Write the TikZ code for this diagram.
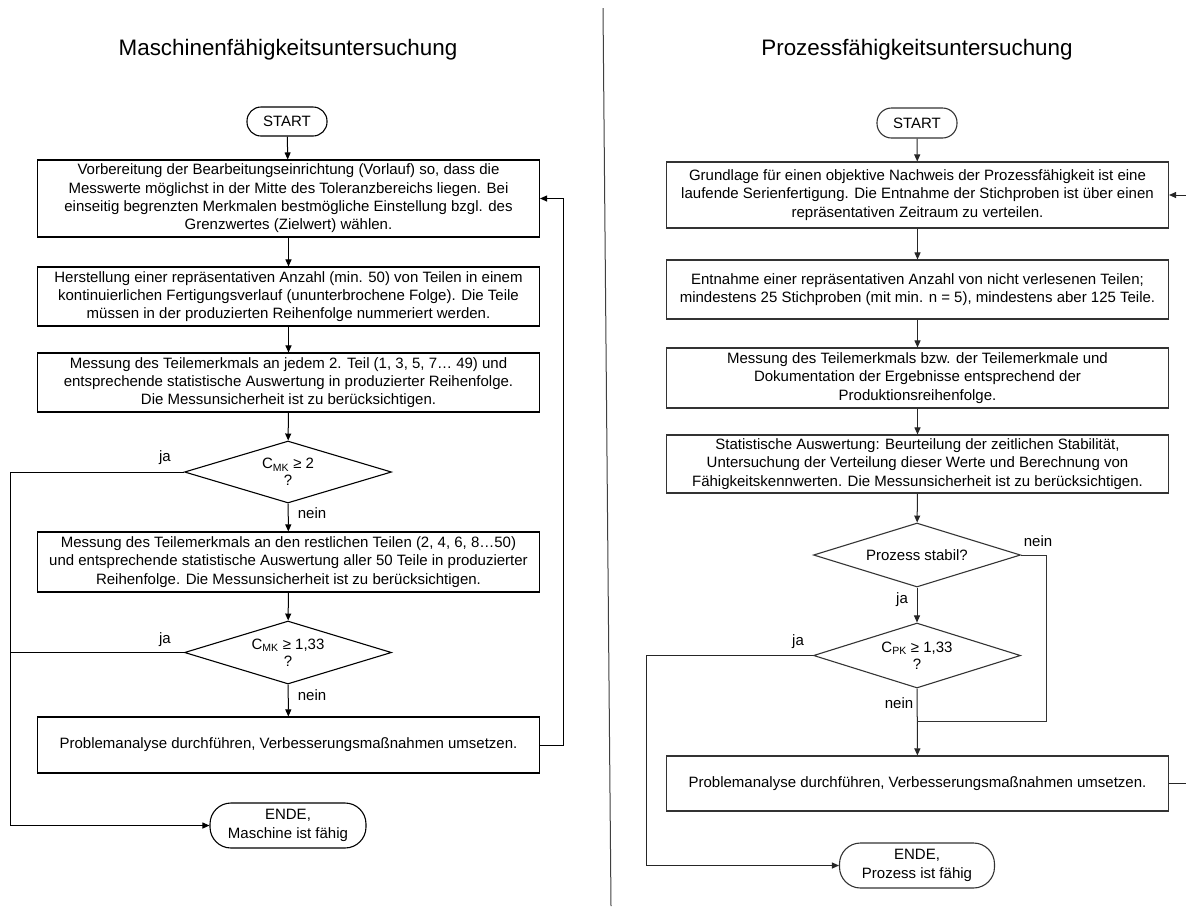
\documentclass[tikz,border=0pt]{standalone}
\usepackage{fontspec}
\setmainfont{Liberation Sans}
\usetikzlibrary{arrows.meta,shapes.geometric}
\newcommand\bodyfont{\fontsize{15}{18.3}\selectfont}
\newcommand\decfont{\fontsize{15}{17}\selectfont}
\newcommand\titlefont{\fontsize{22.4}{26}\selectfont}
\begin{document}
\begin{tikzpicture}[x=1pt,y=-1pt,
  box/.style={draw=#1, line width=1.1pt, minimum width=502pt, align=center, inner sep=0pt, font=\bodyfont},
  box/.default=black,
  dec/.style={draw=#1, line width=1.1pt, diamond, aspect=3.3, inner sep=0pt, minimum width=207pt, align=center, font=\decfont},
  dec/.default=black,
  term/.style={draw=#1, line width=1.1pt, rectangle, align=center, inner sep=0pt, font=\bodyfont},
  term/.default=black,
  lbl/.style={font=\bodyfont, inner sep=0pt},
  conn/.style={draw=#1, line width=1pt},
  conn/.default=black,
  arr/.style={conn=#1, -{Triangle[length=7pt,width=6pt]}},
  arr/.default=black
]
\useasboundingbox (0,0) rectangle (1186,906);

% divider
\draw[black!75, line width=1pt] (603,8) -- (611,906);

% ================= LEFT =================
\node[font=\titlefont] (titleL) at (288,50) {Maschinenfähigkeitsuntersuchung};
\node[term, minimum width=80pt, minimum height=29pt, rounded corners=14pt] (startL) at (287,121.5) {START};
\node[box, minimum height=77pt] (L1) at (288.5,198.5) {Vorbereitung der Bearbeitungseinrichtung (Vorlauf) so, dass die\\Messwerte möglichst in der Mitte des Toleranzbereichs liegen. Bei\\einseitig begrenzten Merkmalen bestmögliche Einstellung bzgl. des\\Grenzwertes (Zielwert) wählen.};
\node[box, minimum height=59pt] (L2) at (288.5,296.5) {Herstellung einer repräsentativen Anzahl (min. 50) von Teilen in einem\\kontinuierlichen Fertigungsverlauf (ununterbrochene Folge). Die Teile\\müssen in der produzierten Reihenfolge nummeriert werden.};
\node[box, minimum height=59pt] (L3) at (288.5,382.5) {Messung des Teilemerkmals an jedem 2. Teil (1, 3, 5, 7\dots\ 49) und\\entsprechende statistische Auswertung in produzierter Reihenfolge.\\Die Messunsicherheit ist zu berücksichtigen.};
\node[dec, minimum height=62pt] (DL1) at (288,472) {C\textsubscript{MK} ≥ 2\\?};
\node[box, minimum height=60pt] (L4) at (288.5,562) {Messung des Teilemerkmals an den restlichen Teilen (2, 4, 6, 8\dots50)\\und entsprechende statistische Auswertung aller 50 Teile in produzierter\\Reihenfolge. Die Messunsicherheit ist zu berücksichtigen.};
\node[dec, minimum height=63pt] (DL2) at (288,652.5) {C\textsubscript{MK} ≥ 1,33\\?};
\node[box, minimum height=56pt] (L5) at (288.5,745) {Problemanalyse durchführen, Verbesserungsmaßnahmen umsetzen.};
\node[term, minimum width=156pt, minimum height=45pt, rounded corners=21pt] (endL) at (288,825.5) {ENDE,\\Maschine ist fähig};

\draw[arr] (startL) -- (L1);
\draw[arr] (L1) -- (L2);
\draw[arr] (L2) -- (L3);
\draw[arr] (L3) -- (DL1);
\draw[arr] (DL1) -- (L4);
\draw[arr] (L4) -- (DL2);
\draw[arr] (DL2) -- (L5);
\coordinate (cL1) at (10,472);
\coordinate (cL2) at (10,652.5);
\coordinate (fbL) at (563,745);
\draw[arr] (DL1.west) -- (cL1) |- (endL.west);
\draw[conn] (DL2.west) -- (cL2);
\draw[arr] (L5.east) -- (fbL) |- (L1.east);
\node[lbl] (jaL1) at (165,458) {ja};
\node[lbl] (neinL1) at (312,513) {nein};
\node[lbl] (jaL2) at (165,640) {ja};
\node[lbl] (neinL2) at (312,695) {nein};

% ================= RIGHT =================
\node[font=\titlefont] (titleR) at (917,50) {Prozessfähigkeitsuntersuchung};
\node[term=black!80, minimum width=80pt, minimum height=30pt, rounded corners=14.5pt] (startR) at (917,123) {START};
\node[box=black!80, minimum height=66pt] (R1) at (917.5,195) {Grundlage für einen objektive Nachweis der Prozessfähigkeit ist eine\\laufende Serienfertigung. Die Entnahme der Stichproben ist über einen\\repräsentativen Zeitraum zu verteilen.};
\node[box=black!80, minimum height=59pt] (R2) at (917.5,289.5) {Entnahme einer repräsentativen Anzahl von nicht verlesenen Teilen;\\mindestens 25 Stichproben (mit min. n = 5), mindestens aber 125 Teile.};
\node[box=black!80, minimum height=60pt] (R3) at (917.5,378) {Messung des Teilemerkmals bzw. der Teilemerkmale und\\Dokumentation der Ergebnisse entsprechend der\\Produktionsreihenfolge.};
\node[box=black!80, minimum height=58pt] (R4) at (917.5,464) {Statistische Auswertung: Beurteilung der zeitlichen Stabilität,\\Untersuchung der Verteilung dieser Werte und Berechnung von\\Fähigkeitskennwerten. Die Messunsicherheit ist zu berücksichtigen.};
\node[dec=black!80, minimum height=64pt] (DR1) at (917,555) {Prozess stabil?};
\node[dec=black!80, minimum height=65pt] (DR2) at (917,655.5) {C\textsubscript{PK} ≥ 1,33\\?};
\node[box=black!80, minimum height=55pt] (R5) at (917.5,783.5) {Problemanalyse durchführen, Verbesserungsmaßnahmen umsetzen.};
\node[term=black!80, minimum width=155pt, minimum height=45pt, rounded corners=21pt] (endR) at (917,865.5) {ENDE,\\Prozess ist fähig};

\draw[arr=black!85] (startR) -- (R1);
\draw[arr=black!85] (R1) -- (R2);
\draw[arr=black!85] (R2) -- (R3);
\draw[arr=black!85] (R3) -- (R4);
\draw[arr=black!85] (R4) -- (DR1);
\draw[arr=black!85] (DR1) -- (DR2);
\draw[arr=black!85] (DR2) -- (R5);
\coordinate (cR1a) at (1046,555);
\coordinate (cR1b) at (1046,721);
\coordinate (cR1c) at (917,721);
\draw[conn=black!80] (DR1.east) -- (cR1a) -- (cR1b) -- (cR1c);
\coordinate (cR2) at (646,655.5);
\draw[arr=black!85] (DR2.west) -- (cR2) |- (endR.west);
\coordinate (fbR) at (1189,783.5);
\draw[arr=black!85] (R5.east) -- (fbR) |- (R1.east);
\node[lbl] (neinR1) at (1038,541) {nein};
\node[lbl] (jaR1) at (902,600) {ja};
\node[lbl] (jaR2) at (798,642) {ja};
\node[lbl] (neinR2) at (899,703) {nein};
\end{tikzpicture}
\end{document}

● **Given request**:
Repeat, word for word and with no pictures, only the lines running from the beginning of the data to the line that contains "(603,8) -- (611,906);".

● **Response to the exercise**:
Write the TikZ code for this diagram.
\documentclass[tikz,border=0pt]{standalone}
\usepackage{fontspec}
\setmainfont{Liberation Sans}
\usetikzlibrary{arrows.meta,shapes.geometric}
\newcommand\bodyfont{\fontsize{15}{18.3}\selectfont}
\newcommand\decfont{\fontsize{15}{17}\selectfont}
\newcommand\titlefont{\fontsize{22.4}{26}\selectfont}
\begin{document}
\begin{tikzpicture}[x=1pt,y=-1pt,
  box/.style={draw=#1, line width=1.1pt, minimum width=502pt, align=center, inner sep=0pt, font=\bodyfont},
  box/.default=black,
  dec/.style={draw=#1, line width=1.1pt, diamond, aspect=3.3, inner sep=0pt, minimum width=207pt, align=center, font=\decfont},
  dec/.default=black,
  term/.style={draw=#1, line width=1.1pt, rectangle, align=center, inner sep=0pt, font=\bodyfont},
  term/.default=black,
  lbl/.style={font=\bodyfont, inner sep=0pt},
  conn/.style={draw=#1, line width=1pt},
  conn/.default=black,
  arr/.style={conn=#1, -{Triangle[length=7pt,width=6pt]}},
  arr/.default=black
]
\useasboundingbox (0,0) rectangle (1186,906);

% divider
\draw[black!75, line width=1pt] (603,8) -- (611,906);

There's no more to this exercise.